Blog Post

Happy birthday to Washington’s Thanksgiving proclamation!

November 26, 2016 | by NCC Staff

Today marks the anniversary of the national Thanksgiving holiday proclaimed by George Washington, as a way to give thanks for the Constitution, and honor religious and civil liberty.

Before 1789, Thanksgiving had been observed in different ways in different regions. And during the Revolutionary War, the Continental Congress issued various proclamations – several a year at one point – for national days of prayer and giving thanks, usually in November and December.

President Washington had been asked by the First Congress in September 1789 to issue a proclamation from the new government under the Constitution after the lawmakers debated and passed a resolution introduced by Elias Boudinot of New Jersey in the House.

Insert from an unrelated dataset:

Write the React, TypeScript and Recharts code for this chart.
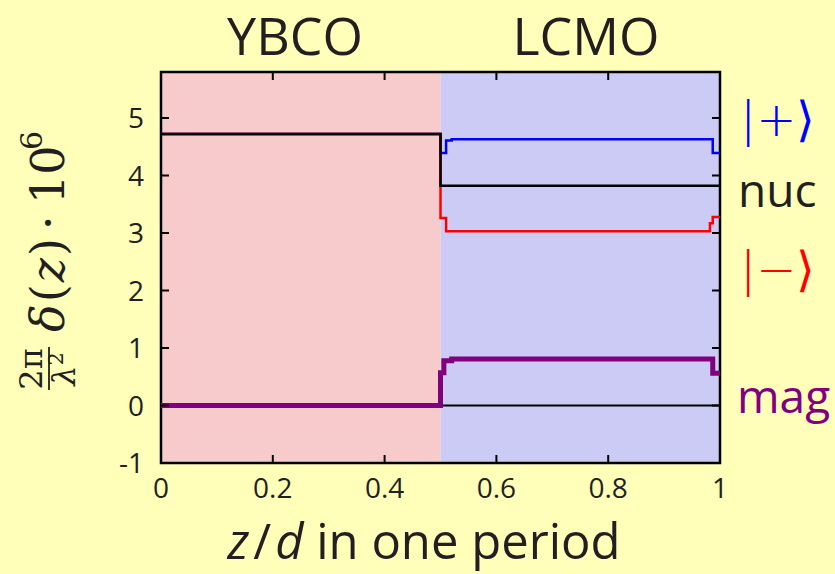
import React from "react";
import {
  ComposedChart,
  Line,
  ReferenceArea,
  XAxis,
  YAxis,
} from "recharts";

// step profiles across one superlattice period (z/d), value = 2π/λ² δ(z) · 10^6
const nucZ = [0, 0.5, 1];
const nucV = [4.72, 3.82, 3.82];

const plusZ = [0, 0.5, 0.51, 0.52, 0.987, 1];
const plusV = [4.72, 4.39, 4.61, 4.63, 4.39, 4.39];

const minusZ = [0, 0.5, 0.51, 0.982, 0.987, 1];
const minusV = [4.72, 3.26, 3.03, 3.17, 3.28, 3.28];

const magZ = [0, 0.5, 0.506, 0.52, 0.987, 1];
const magV = [0, 0.57, 0.78, 0.81, 0.56, 0.56];

const zeroZ = [0, 1];
const zeroV = [0, 0];

const xTicks = [0, 0.2, 0.4, 0.6, 0.8, 1];
const yTicks = [-1, 0, 1, 2, 3, 4, 5];

const W = 835;
const H = 574;
const PLOT_LEFT = 161;
const PLOT_RIGHT = 720;
const PLOT_TOP = 72;
const PLOT_BOTTOM = 463;
const TICK_LEN = 8;

const BG = "#ffffb9";
const YBCO_FILL = "#f7cbcc";
const LCMO_FILL = "#cbcbf6";
const TEXT = "#231f20";
const SANS = "'Open Sans', 'DejaVu Sans', sans-serif";
const SERIF = "'DejaVu Serif', 'Liberation Serif', serif";

const toPoints = (z: number[], v: number[]) => z.map((zz, i) => ({ z: zz, v: v[i] }));

function XTick(props: any) {
  const { x, payload } = props;
  return (
    <g>
      <line x1={x} x2={x} y1={PLOT_BOTTOM} y2={PLOT_BOTTOM - TICK_LEN} stroke="#000" strokeWidth={2} />
      <line x1={x} x2={x} y1={PLOT_TOP} y2={PLOT_TOP + TICK_LEN} stroke="#000" strokeWidth={2} />
      <text x={x} y={PLOT_BOTTOM + 35} textAnchor="middle" fontFamily={SANS} fontSize={28} fill={TEXT}>
        {String(payload.value)}
      </text>
    </g>
  );
}

function YTick(props: any) {
  const { y, payload } = props;
  return (
    <g>
      <line x1={PLOT_LEFT} x2={PLOT_LEFT + TICK_LEN} y1={y} y2={y} stroke="#000" strokeWidth={2} />
      <line x1={PLOT_RIGHT} x2={PLOT_RIGHT - TICK_LEN} y1={y} y2={y} stroke="#000" strokeWidth={2} />
      <text x={PLOT_LEFT - 17} y={y} dy="0.36em" textAnchor="end" fontFamily={SANS} fontSize={28} fill={TEXT}>
        {String(payload.value)}
      </text>
    </g>
  );
}

export default function App() {
  return (
    <div style={{ position: "relative", width: W, height: H, background: BG }}>
      <style>{"body{margin:0}"}</style>
      <ComposedChart
        width={W}
        height={H}
        margin={{ top: PLOT_TOP, right: W - PLOT_RIGHT, left: 0, bottom: 0 }}
      >
        <ReferenceArea x1={0} x2={0.5} y1={-1} y2={5.8} fill={YBCO_FILL} fillOpacity={1} stroke="none" />
        <ReferenceArea x1={0.5} x2={1} y1={-1} y2={5.8} fill={LCMO_FILL} fillOpacity={1} stroke="none" />
        <XAxis
          type="number"
          dataKey="z"
          domain={[0, 1]}
          ticks={xTicks}
          height={H - PLOT_BOTTOM}
          axisLine={false}
          tickLine={false}
          tickSize={0}
          tick={(p: any) => <XTick {...p} />}
          allowDataOverflow
        />
        <YAxis
          type="number"
          domain={[-1, 5.8]}
          ticks={yTicks}
          width={PLOT_LEFT}
          axisLine={false}
          tickLine={false}
          tickSize={0}
          tick={(p: any) => <YTick {...p} />}
          allowDataOverflow
        />
        <Line data={toPoints(zeroZ, zeroV)} dataKey="v" type="stepAfter" stroke="#000" strokeWidth={2.2} dot={false} isAnimationActive={false} />
        <Line data={toPoints(plusZ, plusV)} dataKey="v" type="stepAfter" stroke="#0000ff" strokeWidth={2.5} dot={false} isAnimationActive={false} />
        <Line data={toPoints(minusZ, minusV)} dataKey="v" type="stepAfter" stroke="#ff0000" strokeWidth={2.5} dot={false} isAnimationActive={false} />
        <Line data={toPoints(nucZ, nucV)} dataKey="v" type="stepAfter" stroke="#000" strokeWidth={2.5} dot={false} isAnimationActive={false} />
        <Line data={toPoints(magZ, magV)} dataKey="v" type="stepAfter" stroke="#800080" strokeWidth={5} dot={false} isAnimationActive={false} />
        <ReferenceArea x1={0} x2={1} y1={-1} y2={5.8} fill="none" stroke="#000" strokeWidth={2.5} />
      </ComposedChart>

      <svg width={W} height={H} style={{ position: "absolute", left: 0, top: 0, pointerEvents: "none" }}>
        <text x={295} y={55} textAnchor="middle" fontFamily={SANS} fontSize={52} fill={TEXT}>YBCO</text>
        <text x={586} y={55} textAnchor="middle" fontFamily={SANS} fontSize={52} fill={TEXT}>LCMO</text>

        <text x={424} y={559} textAnchor="middle" fontFamily={SANS} fontSize={49} fill={TEXT}>
          <tspan fontStyle="italic">z</tspan>
          <tspan dx={4}>/</tspan>
          <tspan dx={4} fontStyle="italic">d</tspan>
          <tspan> in one period</tspan>
        </text>

        <text x={740} y={136} fontFamily="'DejaVu Sans', sans-serif" fontSize={48} fontWeight={200} fill="#0000ff">|+⟩</text>
        <text x={738} y={207} fontFamily={SANS} fontSize={46} fill={TEXT}>nuc</text>
        <text x={740} y={286} fontFamily="'DejaVu Sans', sans-serif" fontSize={48} fontWeight={200} fill="#ff0000">|−⟩</text>
        <text x={737} y={413} fontFamily={SANS} fontSize={46} fill="#800080">mag</text>

        {/* y-axis label: 2π/λ² δ(z) · 10⁶, rotated to read bottom-up */}
        <g transform="translate(64, 390) rotate(-90)" fill={TEXT}>
          <text x={21} y={-22} textAnchor="middle" style={{ fontFamily: SERIF, fontSize: 32 }}>2π</text>
          <line x1={0} x2={43} y1={-15} y2={-15} stroke={TEXT} strokeWidth={1.8} />
          <text x={21} y={11} textAnchor="middle" style={{ fontFamily: SERIF, fontSize: 32 }}>
            <tspan fontStyle="italic">λ</tspan>
            <tspan dy={-12} style={{ fontSize: 21 }}>2</tspan>
          </text>
          <text x={58} y={0} style={{ fontFamily: SERIF, fontSize: 46 }}>
            <tspan fontStyle="italic">δ</tspan>
            <tspan dx={2}>(</tspan>
            <tspan dx={2} fontStyle="italic">z</tspan>
            <tspan dx={2}>)</tspan>
          </text>
          <text x={160} y={0} style={{ fontFamily: SERIF, fontSize: 46 }}>·</text>
          <text x={186} y={0} style={{ fontFamily: SERIF, fontSize: 46 }}>10</text>
          <text x={240} y={-22} style={{ fontFamily: SERIF, fontSize: 30 }}>6</text>
        </g>
      </svg>
    </div>
  );
}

Link: Read The Full Proclamation

The resolution asked, "That a joint committee of both Houses be directed to wait upon the President of the United States, to request that he would recommend to the people of the United States a day of public thanksgiving and prayer to be observed by acknowledging, with grateful hearts, the many signal favors of Almighty God, especially by affording them an opportunity peaceably to establish a Constitution of government for their safety and happiness."

Five members of the First Congress, including Boudinot, approached Washington with the idea, and the President issued the proclamation (the second in presidential history) on October 3, 1789.

President Washington sent the Thanksgiving Proclamation to the states’ governors and asked for the leaders to make sure it was posted and published for all to see.

“I must request the favor of you to have published and made known in your State in the way and manner that shall be most agreeable to yourself,” he wrote.

The Thanksgiving Proclamation came two years before the Bill of Rights was ratified in 1791, but its tone and message is remindful of the constitutional protections of liberty in all forms that the Founders had fought for and later enshrined in Philadelphia in 1787.

Washington said he wanted the people to be thankful “for the peaceable and rational manner in which we have been enabled to establish constitutions of government for our safety and happiness, and particularly the national one now lately instituted; for the civil and religious liberty with which we are blessed.”

The proclamation also makes it clear that the Thanksgiving Day, in Washington’s opinion, should be a day of prayer, especially for lawmakers and government officials.

“We may then unite in most humbly offering our prayers and supplications to the great Lord and Ruler of Nations, and beseech Him to pardon our national and other trangressions; to enable us all, whether in public or private stations, to perform our several and relative duties properly and punctually; to render our National Government a blessing to all the people by constantly being a Government of wise, just, and constitutional laws, discreetly and faithfully executed and obeyed,” Washington asked.

The President established “Thursday, the 26th day of November next” as the Thanksgiving Day. In subsequent years, several other Presidents issued proclamations infrequently.

It was President Abraham Lincoln in 1863 who issued the next major Thanksgiving Day proclamation, and every President since Lincoln has issued an annual proclamation.

“I do therefore invite my fellow-citizens in every part of the United States, and also those who are at sea and those who are sojourning in foreign lands, to set apart and observe the last Thursday of November next as a day of thanksgiving and praise to our beneficent Father who dwelleth in the heavens,” Lincoln said.